> _Exercise details_: Pull every line containing "this" out of the material below.

> _Records shown_:
※ ※ ※
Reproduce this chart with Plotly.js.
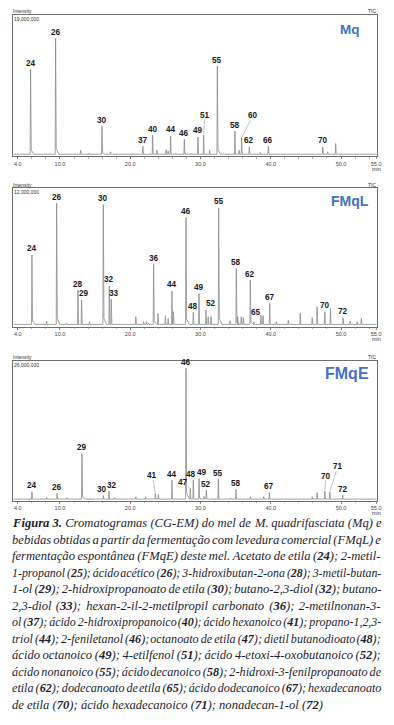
※ ※ ※
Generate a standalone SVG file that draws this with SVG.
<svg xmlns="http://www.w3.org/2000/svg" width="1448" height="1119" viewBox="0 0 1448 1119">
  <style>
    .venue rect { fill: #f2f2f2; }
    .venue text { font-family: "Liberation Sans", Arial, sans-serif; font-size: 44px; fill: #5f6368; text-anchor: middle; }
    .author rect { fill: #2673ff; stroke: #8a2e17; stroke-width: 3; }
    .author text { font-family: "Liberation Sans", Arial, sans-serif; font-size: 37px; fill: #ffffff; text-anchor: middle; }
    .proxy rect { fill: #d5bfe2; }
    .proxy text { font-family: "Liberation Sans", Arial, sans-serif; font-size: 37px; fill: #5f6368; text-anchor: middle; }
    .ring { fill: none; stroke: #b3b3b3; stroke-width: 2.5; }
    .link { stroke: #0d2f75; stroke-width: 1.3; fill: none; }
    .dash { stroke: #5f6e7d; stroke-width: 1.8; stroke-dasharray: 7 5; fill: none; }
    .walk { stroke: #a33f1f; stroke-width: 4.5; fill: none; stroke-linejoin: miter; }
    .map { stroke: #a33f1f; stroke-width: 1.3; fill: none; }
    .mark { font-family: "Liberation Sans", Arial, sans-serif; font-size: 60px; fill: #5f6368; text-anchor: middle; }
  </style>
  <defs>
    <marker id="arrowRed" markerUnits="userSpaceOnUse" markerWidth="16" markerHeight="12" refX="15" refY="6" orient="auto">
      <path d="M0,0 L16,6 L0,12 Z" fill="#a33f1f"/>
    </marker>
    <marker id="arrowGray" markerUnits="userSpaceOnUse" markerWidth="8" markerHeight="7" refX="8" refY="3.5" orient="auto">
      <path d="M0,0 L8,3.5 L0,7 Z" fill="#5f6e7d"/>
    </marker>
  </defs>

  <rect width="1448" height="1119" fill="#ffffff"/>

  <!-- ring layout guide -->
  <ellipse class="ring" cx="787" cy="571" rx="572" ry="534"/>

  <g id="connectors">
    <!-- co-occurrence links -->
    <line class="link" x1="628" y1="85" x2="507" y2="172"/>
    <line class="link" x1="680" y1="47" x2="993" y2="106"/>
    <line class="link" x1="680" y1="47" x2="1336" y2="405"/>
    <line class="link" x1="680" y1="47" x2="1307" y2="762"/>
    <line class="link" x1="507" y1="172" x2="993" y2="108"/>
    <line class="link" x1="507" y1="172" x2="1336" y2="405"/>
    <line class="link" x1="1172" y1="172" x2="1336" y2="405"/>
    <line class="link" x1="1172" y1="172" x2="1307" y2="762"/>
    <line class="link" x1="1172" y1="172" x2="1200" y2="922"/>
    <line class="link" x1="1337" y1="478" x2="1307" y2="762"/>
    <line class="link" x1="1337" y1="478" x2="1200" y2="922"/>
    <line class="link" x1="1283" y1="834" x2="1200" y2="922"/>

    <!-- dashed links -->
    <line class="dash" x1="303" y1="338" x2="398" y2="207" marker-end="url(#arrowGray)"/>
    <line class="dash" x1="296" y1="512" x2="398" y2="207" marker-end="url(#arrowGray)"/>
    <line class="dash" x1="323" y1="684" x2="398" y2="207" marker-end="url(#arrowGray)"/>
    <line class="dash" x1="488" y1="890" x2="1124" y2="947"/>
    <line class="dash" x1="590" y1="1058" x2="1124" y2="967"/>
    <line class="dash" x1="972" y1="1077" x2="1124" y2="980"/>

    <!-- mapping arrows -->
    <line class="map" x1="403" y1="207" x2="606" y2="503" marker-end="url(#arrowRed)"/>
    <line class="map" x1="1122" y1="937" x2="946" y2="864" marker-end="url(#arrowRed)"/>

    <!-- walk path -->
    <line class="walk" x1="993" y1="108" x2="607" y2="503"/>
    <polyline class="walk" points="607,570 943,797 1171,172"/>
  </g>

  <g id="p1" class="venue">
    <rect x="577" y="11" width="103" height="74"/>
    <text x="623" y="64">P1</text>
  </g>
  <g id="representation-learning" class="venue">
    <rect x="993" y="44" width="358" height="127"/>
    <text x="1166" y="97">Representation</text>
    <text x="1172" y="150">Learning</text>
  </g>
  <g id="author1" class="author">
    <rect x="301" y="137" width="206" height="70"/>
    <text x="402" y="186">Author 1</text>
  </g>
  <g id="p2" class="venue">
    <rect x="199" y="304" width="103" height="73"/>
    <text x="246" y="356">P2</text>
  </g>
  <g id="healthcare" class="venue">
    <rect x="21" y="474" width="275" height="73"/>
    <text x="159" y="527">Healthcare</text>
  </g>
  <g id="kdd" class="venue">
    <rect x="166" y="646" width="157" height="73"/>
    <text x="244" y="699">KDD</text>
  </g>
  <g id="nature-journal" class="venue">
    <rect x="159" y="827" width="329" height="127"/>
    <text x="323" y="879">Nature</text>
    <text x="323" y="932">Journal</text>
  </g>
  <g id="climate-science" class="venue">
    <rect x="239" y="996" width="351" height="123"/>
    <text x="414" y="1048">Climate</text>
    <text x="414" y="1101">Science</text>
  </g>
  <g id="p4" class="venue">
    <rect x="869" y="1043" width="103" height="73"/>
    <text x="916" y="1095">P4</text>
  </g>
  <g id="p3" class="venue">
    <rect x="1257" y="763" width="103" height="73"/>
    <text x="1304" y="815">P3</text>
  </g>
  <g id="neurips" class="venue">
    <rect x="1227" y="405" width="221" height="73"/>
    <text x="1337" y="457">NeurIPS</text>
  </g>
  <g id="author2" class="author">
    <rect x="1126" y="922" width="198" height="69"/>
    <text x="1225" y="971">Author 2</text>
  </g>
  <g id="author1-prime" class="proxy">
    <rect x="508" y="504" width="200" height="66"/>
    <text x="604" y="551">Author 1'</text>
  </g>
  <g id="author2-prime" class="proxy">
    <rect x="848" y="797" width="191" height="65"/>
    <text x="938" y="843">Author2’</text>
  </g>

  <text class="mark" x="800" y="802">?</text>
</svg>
※ ※ ※
> _The result_:
Reproduce this chart with Plotly.js.
Generate a standalone SVG file that draws this with SVG.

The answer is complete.